Pavel is a graduate of the Military College for Ground Forces in Vyškov, Czechoslovakia and completed his postgraduate studies at the Brno Military Academy; after the 1989 Velvet Revolution he finished a course for senior officers at the Staff College in Camberley in the UK, a general staff course at the British Royal Academy of Defence Studies, and a course in international relations at King’s College London. From 1991 to 1999 he worked for Czechoslovak and then Czech military intelligence, passed through a number of command positions, and worked in military diplomacy; he was also on the UNPROFOR mission in Croatia.

From July 2012 to April 2015, Pavel was the Chief of the General Staff of the Army of the Czech Republic. Between 2015 and 2018, he was appointed chairman of the NATO Military Committee.

Pavel retired from the military in 2018. The main motto of his election campaign is restoring calm to the Czech Republic.

“Polls confirm that 80 % of people here are aware of chaos and uncertainty. They are concerned about many different things and naturally, if people are living in turmoil, anticipating bad things, and are unable to name them or visualize them, then naturally they seek the opposite of that, which is calm,” Pavel said in his interview for ROMEA TV.

“We want a situation in which things work here, in which people are able to rely on the law, in which they can rely on politicians, in which they can rely on functioning institutions, because that’s where the calm will come from,” Pavel said. He said Romani people should vote for him because he has no prejudices.

“I’ve never had any prejudices, and not just about people’s ethnicity, or what state they come from or what faith they have. I do my best to treat everybody equally, and given that I’ve had the opportunity to spend many years of my life abroad, in Muslim countries, in Africa, then I actually perceive people a bit differently from the way we frequently hear people in our country perceiving them,” Pavel said.

During the interview he also discussed his use of the word “inadaptable“. “I’ve always used that term irrespective of what somebody’s ethnicity is – for me, an inadaptable person is somebody who doesn’t respect the rules,” he explained.

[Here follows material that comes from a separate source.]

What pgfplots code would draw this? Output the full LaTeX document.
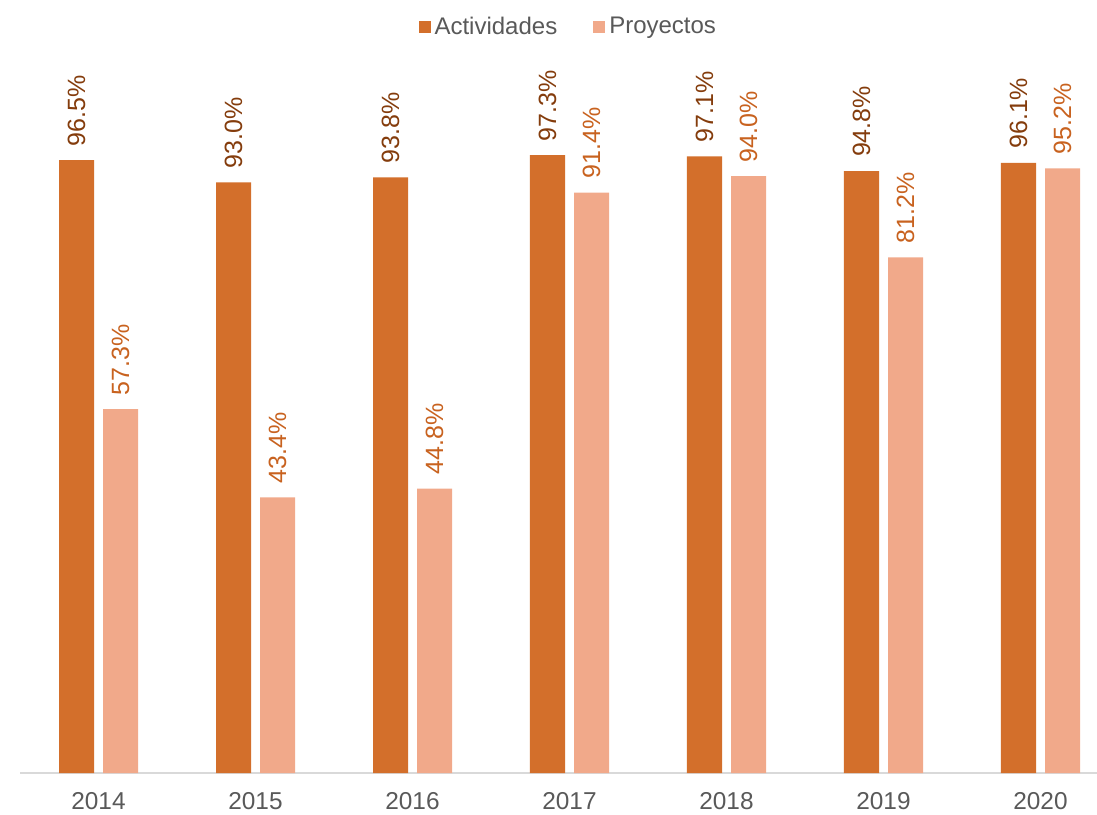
\documentclass[border=0pt]{standalone}
\usepackage{pgfplots}
\pgfplotsset{compat=1.18}
\usepackage{fontspec}
\setmainfont{Liberation Sans}

\definecolor{act}{HTML}{D36F2B}
\definecolor{pro}{HTML}{F1A98A}
\definecolor{actlbl}{HTML}{843C0C}
\definecolor{prolbl}{HTML}{C8621F}
\definecolor{txt}{HTML}{595959}
\definecolor{axln}{HTML}{D9D9D9}

\begin{document}
\begin{tikzpicture}
\useasboundingbox (-10pt,-20.5pt) rectangle (538.5pt,386.5pt);
\begin{axis}[
    at={(0,0)}, anchor=south west,
    scale only axis,
    width=538.5pt, height=317.5pt,
    xmin=-0.5, xmax=6.36,
    ymin=0, ymax=100,
    clip=false,
    axis x line*=bottom,
    axis y line=none,
    x axis line style={draw=axln, line width=1pt, -},
    xtick={0,...,6},
    xticklabels={2014,2015,2016,2017,2018,2019,2020},
    major tick length=0pt,
    ticklabel style={font=\fontsize{12.2}{15}\selectfont, text=txt},
    xticklabel style={yshift=-6pt},
    /pgf/number format/assume math mode=true,
    ybar,
    bar width=17.5pt,
    nodes near coords={\pgfmathprintnumber[fixed,zerofill,precision=1]{\pgfplotspointmeta}\%},
    every node near coord/.append style={rotate=90, anchor=west, font=\fontsize{12.5}{15}\selectfont, xshift=3.5pt},
    legend columns=2,
    legend style={draw=none, at={(0.51,1.175)}, anchor=center, font=\fontsize{12}{15}\selectfont, text=txt,
        /tikz/every even column/.append style={column sep=16pt}},
    legend image code/.code={\fill[#1] (1pt,-3pt) rectangle (7pt,3pt);},
]
\addplot[fill=act, draw=none, bar shift=-11pt,
    every node near coord/.append style={text=actlbl}] coordinates {
    (0,96.5) (1,93.0) (2,93.8) (3,97.3) (4,97.1) (5,94.8) (6,96.1)
};
\addlegendentry{Actividades}
\addplot[fill=pro, draw=none, bar shift=11pt,
    every node near coord/.append style={text=prolbl}] coordinates {
    (0,57.3) (1,43.4) (2,44.8) (3,91.4) (4,94.0) (5,81.2) (6,95.2)
};
\addlegendentry{Proyectos}
\end{axis}
\end{tikzpicture}
\end{document}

Pavel also visited the Chanov housing estate in Most at the invitation of local Romani residents as part of his campaign. “The visit to Chanov made a big impression on me, because it’s there that the prejudices are being dismantled. The vast majority of people who have never gone there have an image of it that is 20 or 25 years old and have no idea what life is like there now,” he said, adding that it is very important to communicate directly with people and get to know the problems where they are.

In Pavel’s view, demonstrations of good examples are important to improving mutual coexistence. “Good examples are not being popularized in general, this doesn’t just apply to Romani people by far. Politicians are the main people who should do this. They should lift up good examples, make people aware of them, and gradually break down the fear, the concerns and the stereotypes,” he said.

Pavel also said extremists should not be given the same room as everybody else. “We can’t give the same room to extremism as we do to other opinions. On the contrary, I believe we have to make every effort to gradually displace extremism from our lives. When we give it the same space, we legitimize it,” he said.

The first round of the presidential elections took place on 13 and 14 January and Pavel eked out a narrow victory. The second round will take place on 27 and 28 January.